In the listing that follows, retype every line from the first through the one containing "const X_MIN = 2.5, X_MAX". Pictures are to be left out.
^^^^^^^^^^^^^^^^
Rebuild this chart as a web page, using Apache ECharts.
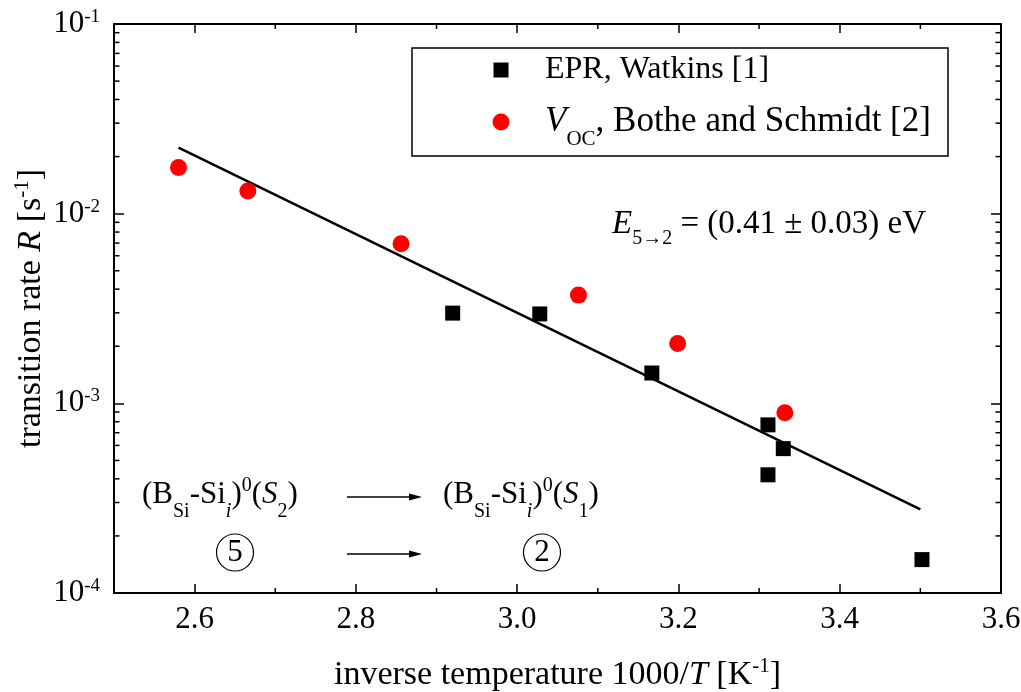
<!DOCTYPE html>
<html>
<head>
<meta charset="utf-8">
<script src="https://cdn.jsdelivr.net/npm/echarts@6/dist/echarts.min.js"></script>
<style>
  html, body { margin: 0; padding: 0; background: #fff; }
  #chart { width: 1021px; height: 692px; }
</style>
</head>
<body>
<div id="chart"></div>
<script>
// Inverse temperature 1000/T [1/K] and transition rate R [1/s]
const eprX = [2.920, 3.028, 3.167, 3.311, 3.330, 3.311, 3.502];
const eprR = [0.00299, 0.00296, 0.001445, 0.00077, 0.000577, 0.00042, 0.000150];
const vocX = [2.580, 2.666, 2.856, 3.076, 3.199, 3.332];
const vocR = [0.0175, 0.01318, 0.00695, 0.00372, 0.002065, 0.000893];
// Arrhenius fit, end points
const fitX = [2.580, 3.500];
const fitR = [0.0223, 0.000276];
// Axis ticks
const xTicks = [2.6, 2.8, 3.0, 3.2, 3.4, 3.6];
const xMinorTicks = [2.7, 2.9, 3.1, 3.3, 3.5];
const yTicks = [1e-4, 1e-3, 1e-2, 1e-1];
const X_MIN = 2.5, X_MAX = 3.6, Y_MIN = 1e-4, Y_MAX = 1e-1;

const SERIF = '"Liberation Serif", "Times New Roman", Times, serif';

// minor ticks of the log axis: 2..9 within each decade
const yMinorTicks = [];
for (let k = 0; k < yTicks.length - 1; k++) {
  for (let m = 2; m <= 9; m++) yMinorTicks.push(m * yTicks[k]);
}

// rich text styles with sub- and superscripts
function richSet(F, S, L, subDrop, supRise, lead) {
  const mid = L / 2;
  const base = { fontFamily: SERIF, color: '#000', lineHeight: L };
  const pl = lead || 0;
  return {
    t: Object.assign({}, base, { fontSize: F, verticalAlign: 'middle' }),
    t0: Object.assign({}, base, { fontSize: F, verticalAlign: 'middle', padding: [0, 0, 0, pl] }),
    i: Object.assign({}, base, { fontSize: F, fontStyle: 'italic', verticalAlign: 'middle' }),
    i0: Object.assign({}, base, { fontSize: F, fontStyle: 'italic', verticalAlign: 'middle', padding: [0, 0, 0, pl] }),
    sub: Object.assign({}, base, { fontSize: S, verticalAlign: 'top', padding: [mid + subDrop - S / 2, 0, 0, 0] }),
    subi: Object.assign({}, base, { fontSize: S, fontStyle: 'italic', verticalAlign: 'top', padding: [mid + subDrop - S / 2, 0, 0, 0] }),
    sup: Object.assign({}, base, { fontSize: S, verticalAlign: 'top', padding: [mid - supRise - S / 2, 0, 0, 0] })
  };
}

const L = 50;
const richMain = richSet(31, 20, L, 17, 9);
const richTitle = richSet(34, 21, L, 17, 9);

const tickLine = { color: '#000', width: 1.5 };
const axisLineStyle = { show: true, onZero: false, lineStyle: { color: '#000', width: 2 } };

function tickSeg(p, dx, dy) {
  return {
    type: 'line',
    shape: { x1: p[0], y1: p[1], x2: p[0] + dx, y2: p[1] + dy },
    style: { stroke: '#000', lineWidth: 1.5 }
  };
}

const chart = echarts.init(document.getElementById('chart'), null, { renderer: 'canvas' });

const option = {
  animation: false,
  backgroundColor: '#fff',
  grid: { left: 114, right: 20, top: 24, bottom: 99, outerBoundsMode: 'none' },
  xAxis: [
    {
      type: 'value', min: X_MIN, max: X_MAX, position: 'bottom',
      axisLine: axisLineStyle,
      axisTick: { show: true, inside: true, length: 9, customValues: xTicks, lineStyle: tickLine },
      axisLabel: {
        customValues: xTicks, formatter: v => v.toFixed(1), margin: 11,
        color: '#000', fontSize: 31, lineHeight: 31, fontFamily: SERIF
      },
      splitLine: { show: false },
      name: '{t|inverse temperature 1000/}{i|T}{t| [K}{sup|-1}{t|]}',
      nameLocation: 'middle', nameGap: 57, nameMoveOverlap: false,
      nameTextStyle: { rich: richTitle }
    },
    {
      type: 'value', min: X_MIN, max: X_MAX, position: 'top',
      axisLine: axisLineStyle,
      axisTick: { show: true, inside: true, length: 9, customValues: xTicks, lineStyle: tickLine },
      axisLabel: { show: false },
      splitLine: { show: false }
    }
  ],
  yAxis: [
    {
      type: 'log', logBase: 10, min: Y_MIN, max: Y_MAX, position: 'left',
      axisLine: axisLineStyle,
      axisTick: { show: true, inside: true, length: 10, lineStyle: tickLine },
      axisLabel: {
        margin: 14,
        formatter: v => '{t|10}{sup|' + Math.round(Math.log10(v)) + '}',
        rich: richSet(31, 19, L, 17, 7)
      },
      splitLine: { show: false },
      name: '{t|transition rate }{i|R}{t| [s}{sup|-1}{t|]}',
      nameLocation: 'middle', nameRotate: 90, nameGap: 58, nameMoveOverlap: false,
      nameTextStyle: { rich: richTitle }
    },
    {
      type: 'log', logBase: 10, min: Y_MIN, max: Y_MAX, position: 'right',
      axisLine: axisLineStyle,
      axisTick: { show: true, inside: true, length: 10, lineStyle: tickLine },
      axisLabel: { show: false },
      splitLine: { show: false }
    }
  ],
  legend: [
    {
      data: ['EPR, Watkins [1]'], left: 493.5, top: 54, padding: 0,
      orient: 'vertical', selectedMode: false,
      itemWidth: 15, itemHeight: 15, itemGap: 0,
      formatter: name => '{t0|' + name + '}',
      textStyle: { rich: richSet(32, 20, L, 17, 9, 31.5) }
    },
    {
      data: ['VOC, Bothe and Schmidt [2]'], left: 492.5, top: 97, padding: 0,
      orient: 'vertical', selectedMode: false,
      itemWidth: 17, itemHeight: 17, itemGap: 0,
      formatter: () => '{i0|V}{sub|OC}{t|, Bothe and Schmidt [2]}',
      textStyle: { rich: richSet(35, 21, L, 17, 9, 30.5) }
    }
  ],
  series: [
    {
      name: 'fit', type: 'line', xAxisIndex: 0, yAxisIndex: 0,
      data: fitX.map((x, i) => [x, fitR[i]]),
      showSymbol: false, symbol: 'none', silent: true,
      lineStyle: { color: '#000', width: 2.5 }, z: 2
    },
    {
      name: 'EPR, Watkins [1]', type: 'scatter',
      data: eprX.map((x, i) => [x, eprR[i]]),
      symbol: 'rect', symbolSize: 15,
      itemStyle: { color: '#000', opacity: 1 }, z: 3
    },
    {
      name: 'VOC, Bothe and Schmidt [2]', type: 'scatter',
      data: vocX.map((x, i) => [x, vocR[i]]),
      symbol: 'circle', symbolSize: 17,
      itemStyle: { color: '#ff0000', opacity: 1 }, z: 3
    },
    {
      // minor ticks of the x axes (bottom and top)
      name: 'xMinor', type: 'custom', silent: true, clip: false, z: 4,
      data: xMinorTicks.map(v => [v, Y_MIN]),
      renderItem: (params, api) => {
        const v = api.value(0);
        const pb = api.coord([v, Y_MIN]);
        const pt = api.coord([v, Y_MAX]);
        return { type: 'group', children: [tickSeg(pb, 0, -5), tickSeg(pt, 0, 5)] };
      }
    },
    {
      // minor ticks of the log y axes (left and right)
      name: 'yMinor', type: 'custom', silent: true, clip: false, z: 4,
      data: yMinorTicks.map(v => [X_MIN, v]),
      renderItem: (params, api) => {
        const v = api.value(1);
        const pl = api.coord([X_MIN, v]);
        const pr = api.coord([X_MAX, v]);
        return { type: 'group', children: [tickSeg(pl, 5.5, 0), tickSeg(pr, -5.5, 0)] };
      }
    }
  ],
  graphic: [
    {
      type: 'rect', z: 10,
      shape: { x: 412, y: 48, width: 536, height: 108 },
      style: { fill: 'none', stroke: '#000', lineWidth: 1.5 }
    },
    {
      type: 'text', x: 612, y: 224, z: 10,
      style: {
        text: '{i|E}{sub|5→2}{t| = (0.41 ± 0.03) eV}',
        rich: richSet(33, 20, L, 15, 9), verticalAlign: 'middle', align: 'left'
      }
    },
    {
      type: 'text', x: 142, y: 494.5, z: 10,
      style: {
        text: '{t|(B}{sub|Si}{t|-Si}{subi|i}{t|)}{sup|0}{t|(}{i|S}{sub|2}{t|)}',
        rich: richMain, verticalAlign: 'middle', align: 'left'
      }
    },
    {
      type: 'text', x: 443, y: 494.5, z: 10,
      style: {
        text: '{t|(B}{sub|Si}{t|-Si}{subi|i}{t|)}{sup|0}{t|(}{i|S}{sub|1}{t|)}',
        rich: richMain, verticalAlign: 'middle', align: 'left'
      }
    },
    // transition arrows
    { type: 'line', z: 10, shape: { x1: 347, y1: 497, x2: 412, y2: 497 }, style: { stroke: '#000', lineWidth: 1.3 } },
    { type: 'polygon', z: 10, shape: { points: [[422, 497], [409, 493.5], [409, 500.5]] }, style: { fill: '#000' } },
    { type: 'line', z: 10, shape: { x1: 347, y1: 554, x2: 412, y2: 554 }, style: { stroke: '#000', lineWidth: 1.3 } },
    { type: 'polygon', z: 10, shape: { points: [[422, 554], [409, 550.5], [409, 557.5]] }, style: { fill: '#000' } },
    // circled configuration numbers
    { type: 'circle', z: 10, shape: { cx: 235, cy: 552.5, r: 18.5 }, style: { fill: 'none', stroke: '#000', lineWidth: 1.2 } },
    {
      type: 'text', x: 235, y: 553, z: 10,
      style: { text: '5', fontSize: 31, fontFamily: SERIF, fill: '#000', align: 'center', verticalAlign: 'middle' }
    },
    { type: 'circle', z: 10, shape: { cx: 542, cy: 552.5, r: 18.5 }, style: { fill: 'none', stroke: '#000', lineWidth: 1.2 } },
    {
      type: 'text', x: 542, y: 553, z: 10,
      style: { text: '2', fontSize: 31, fontFamily: SERIF, fill: '#000', align: 'center', verticalAlign: 'middle' }
    }
  ]
};

chart.setOption(option);
</script>
</body>
</html>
^^^^^^^^^^^^^^^^
**Finished task**
Rebuild this chart as a web page, using Apache ECharts.
<!DOCTYPE html>
<html>
<head>
<meta charset="utf-8">
<script src="https://cdn.jsdelivr.net/npm/echarts@6/dist/echarts.min.js"></script>
<style>
  html, body { margin: 0; padding: 0; background: #fff; }
  #chart { width: 1021px; height: 692px; }
</style>
</head>
<body>
<div id="chart"></div>
<script>
// Inverse temperature 1000/T [1/K] and transition rate R [1/s]
const eprX = [2.920, 3.028, 3.167, 3.311, 3.330, 3.311, 3.502];
const eprR = [0.00299, 0.00296, 0.001445, 0.00077, 0.000577, 0.00042, 0.000150];
const vocX = [2.580, 2.666, 2.856, 3.076, 3.199, 3.332];
const vocR = [0.0175, 0.01318, 0.00695, 0.00372, 0.002065, 0.000893];
// Arrhenius fit, end points
const fitX = [2.580, 3.500];
const fitR = [0.0223, 0.000276];
// Axis ticks
const xTicks = [2.6, 2.8, 3.0, 3.2, 3.4, 3.6];
const xMinorTicks = [2.7, 2.9, 3.1, 3.3, 3.5];
const yTicks = [1e-4, 1e-3, 1e-2, 1e-1];
const X_MIN = 2.5, X_MAX = 3.6, Y_MIN = 1e-4, Y_MAX = 1e-1;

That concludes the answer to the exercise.